(Work to complete):
In the entries below, identify every line with the string "code" and copy it.

(Information given):
/---
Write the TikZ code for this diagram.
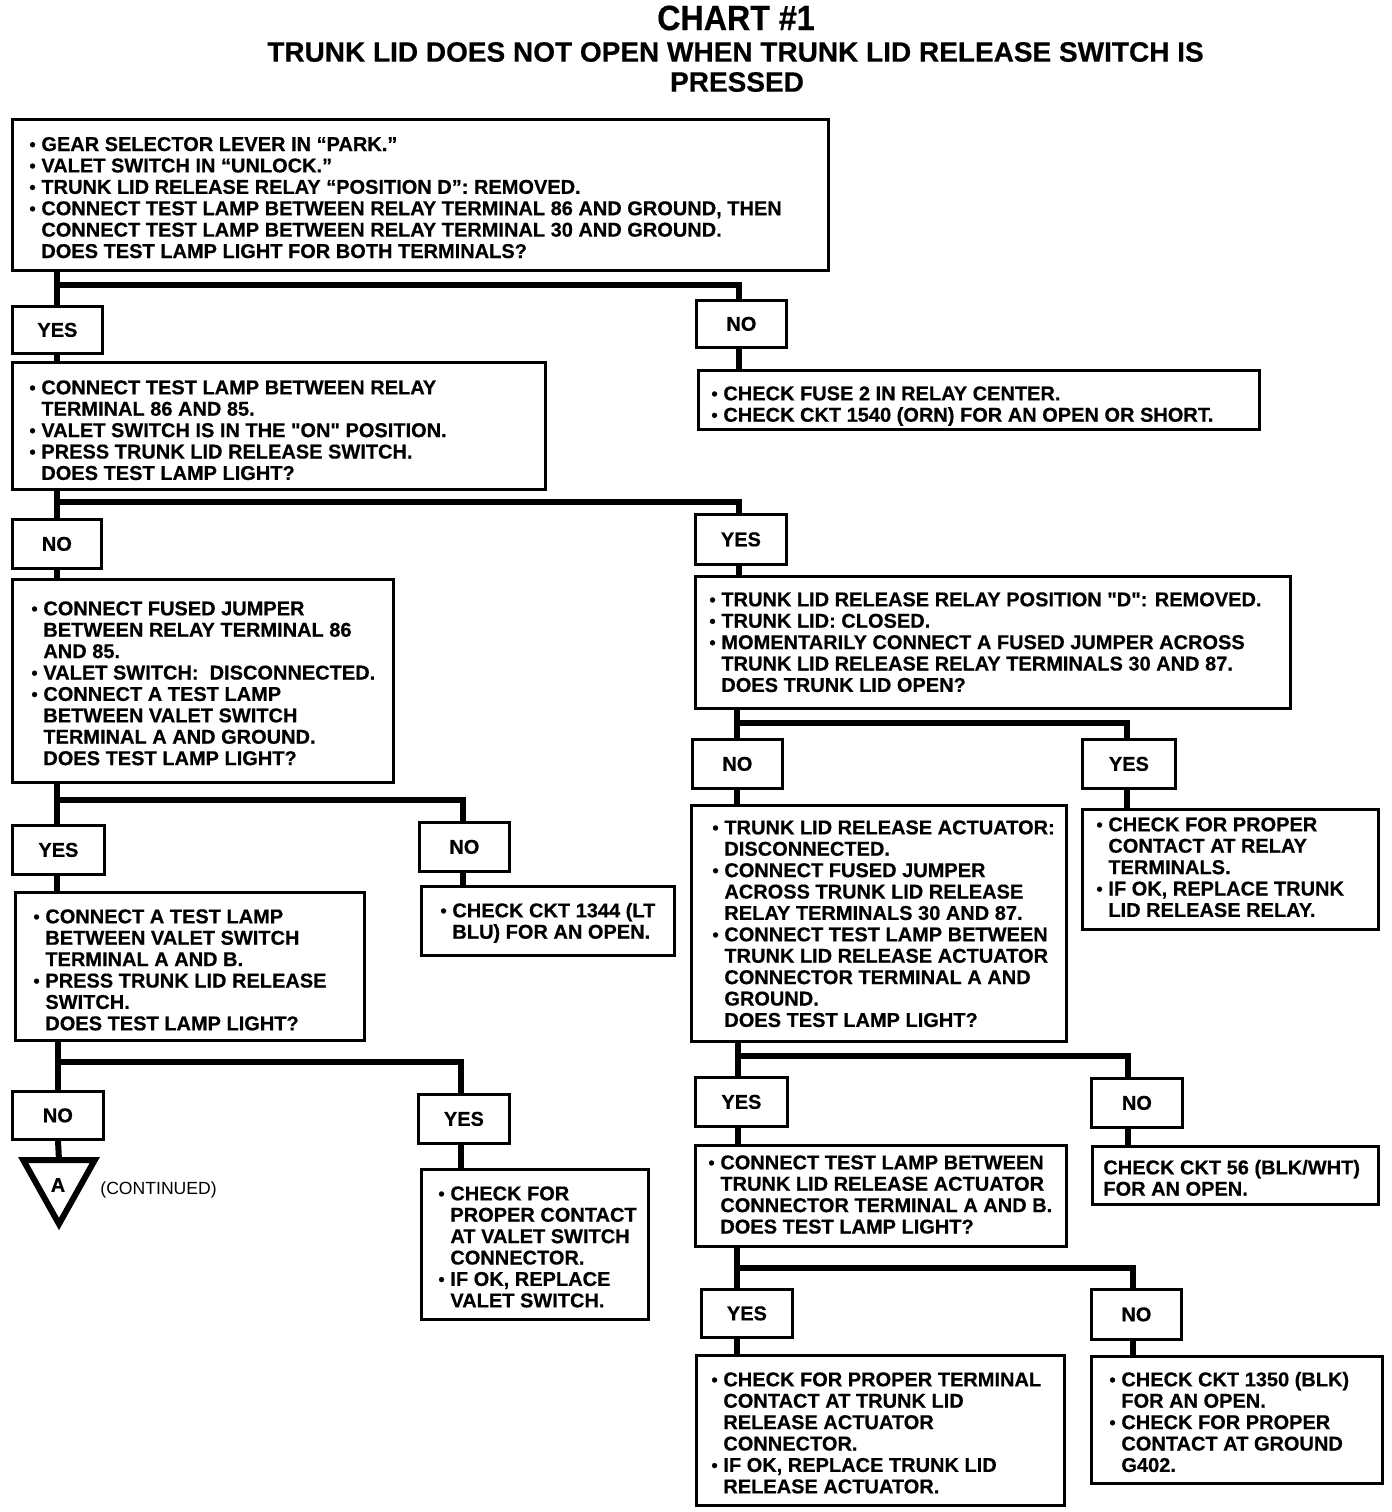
\---
/---
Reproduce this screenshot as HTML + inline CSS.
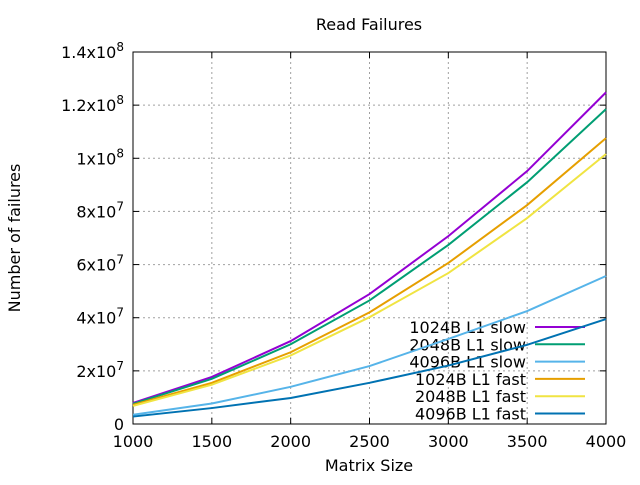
\---
/---
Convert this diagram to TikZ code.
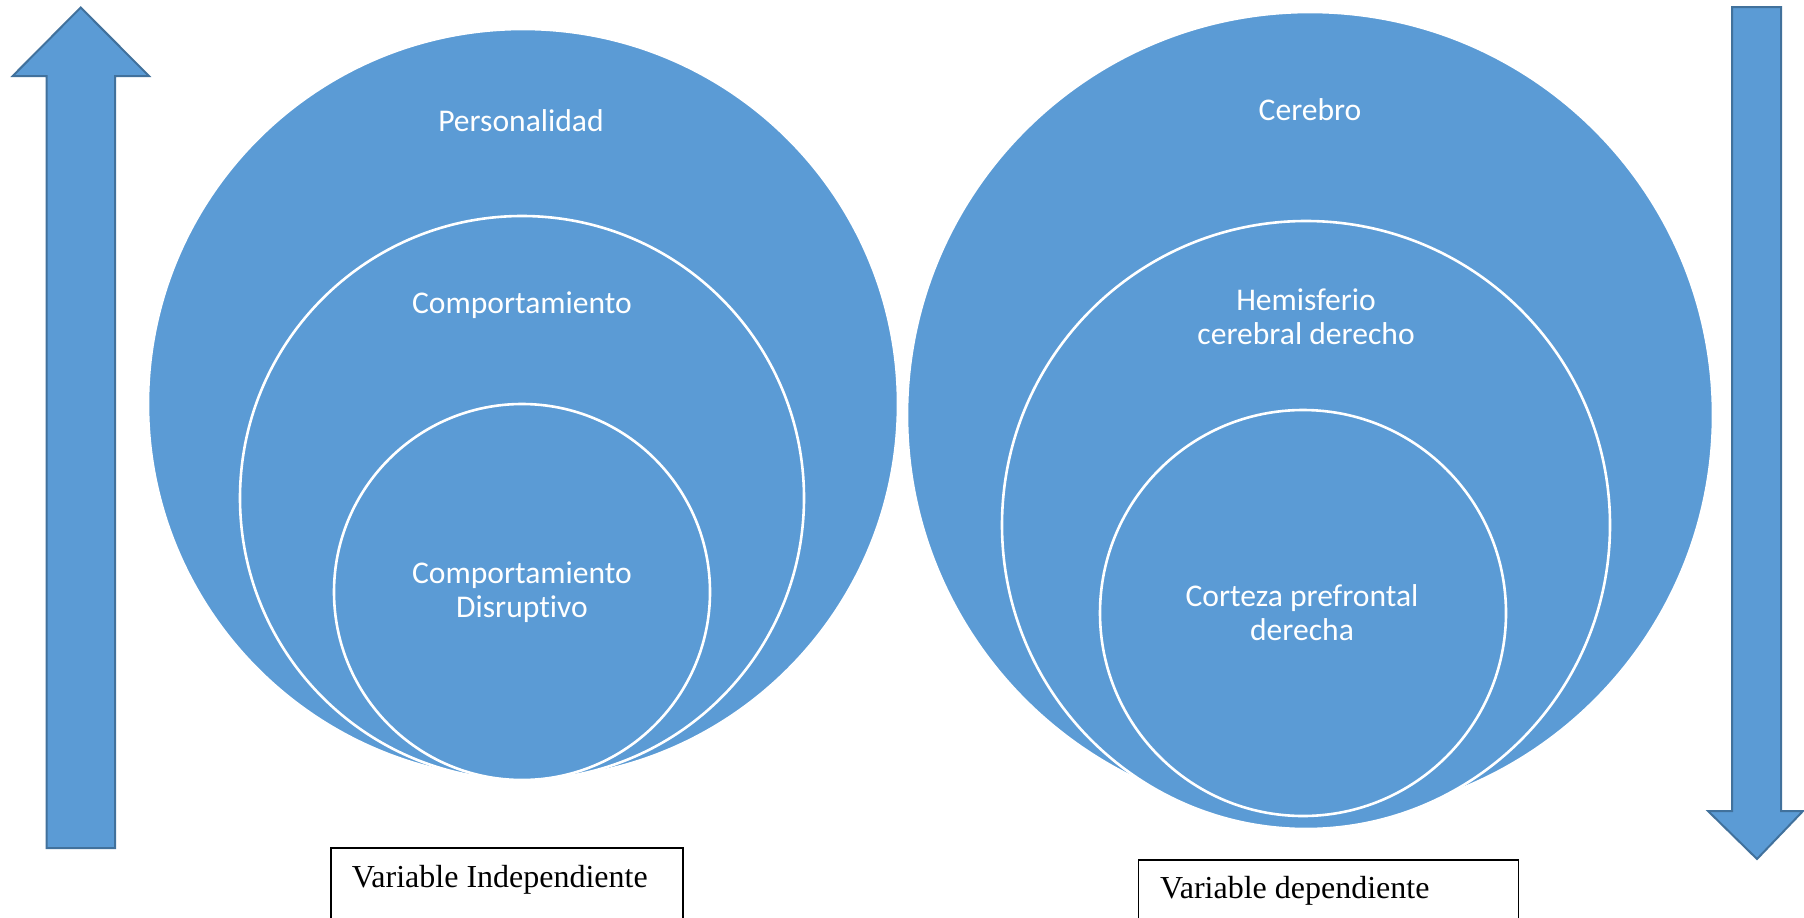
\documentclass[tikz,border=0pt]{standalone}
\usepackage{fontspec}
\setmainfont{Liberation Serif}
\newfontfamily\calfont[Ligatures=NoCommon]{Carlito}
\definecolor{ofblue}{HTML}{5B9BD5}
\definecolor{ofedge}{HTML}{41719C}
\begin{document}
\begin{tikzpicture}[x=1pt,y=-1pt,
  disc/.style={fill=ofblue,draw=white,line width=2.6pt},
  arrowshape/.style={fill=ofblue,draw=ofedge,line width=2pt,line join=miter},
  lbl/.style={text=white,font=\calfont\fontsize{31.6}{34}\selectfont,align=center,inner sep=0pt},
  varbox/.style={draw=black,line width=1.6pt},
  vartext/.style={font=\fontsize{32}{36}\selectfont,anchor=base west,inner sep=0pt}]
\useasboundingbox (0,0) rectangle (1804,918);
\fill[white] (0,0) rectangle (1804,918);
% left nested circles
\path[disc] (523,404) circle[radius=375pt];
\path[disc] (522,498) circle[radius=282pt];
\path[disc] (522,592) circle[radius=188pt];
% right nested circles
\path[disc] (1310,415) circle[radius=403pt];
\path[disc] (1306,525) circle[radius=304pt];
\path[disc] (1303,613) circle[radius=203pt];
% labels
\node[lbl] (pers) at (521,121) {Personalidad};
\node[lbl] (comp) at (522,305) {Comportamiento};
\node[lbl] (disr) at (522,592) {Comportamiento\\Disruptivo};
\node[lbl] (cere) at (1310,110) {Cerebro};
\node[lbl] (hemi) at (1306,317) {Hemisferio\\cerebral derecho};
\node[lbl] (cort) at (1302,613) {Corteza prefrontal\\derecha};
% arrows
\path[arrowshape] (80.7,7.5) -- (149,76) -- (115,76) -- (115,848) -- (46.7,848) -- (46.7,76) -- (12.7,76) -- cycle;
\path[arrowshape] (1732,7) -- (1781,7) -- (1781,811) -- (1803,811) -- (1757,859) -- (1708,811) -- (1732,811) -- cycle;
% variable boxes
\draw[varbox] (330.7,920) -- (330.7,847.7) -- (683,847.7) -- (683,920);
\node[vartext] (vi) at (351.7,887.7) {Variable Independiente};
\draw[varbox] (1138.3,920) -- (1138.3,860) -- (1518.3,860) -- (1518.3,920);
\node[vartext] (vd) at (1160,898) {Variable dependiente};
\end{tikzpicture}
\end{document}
\---
(Correct output):
Write the TikZ code for this diagram.
Convert this diagram to TikZ code.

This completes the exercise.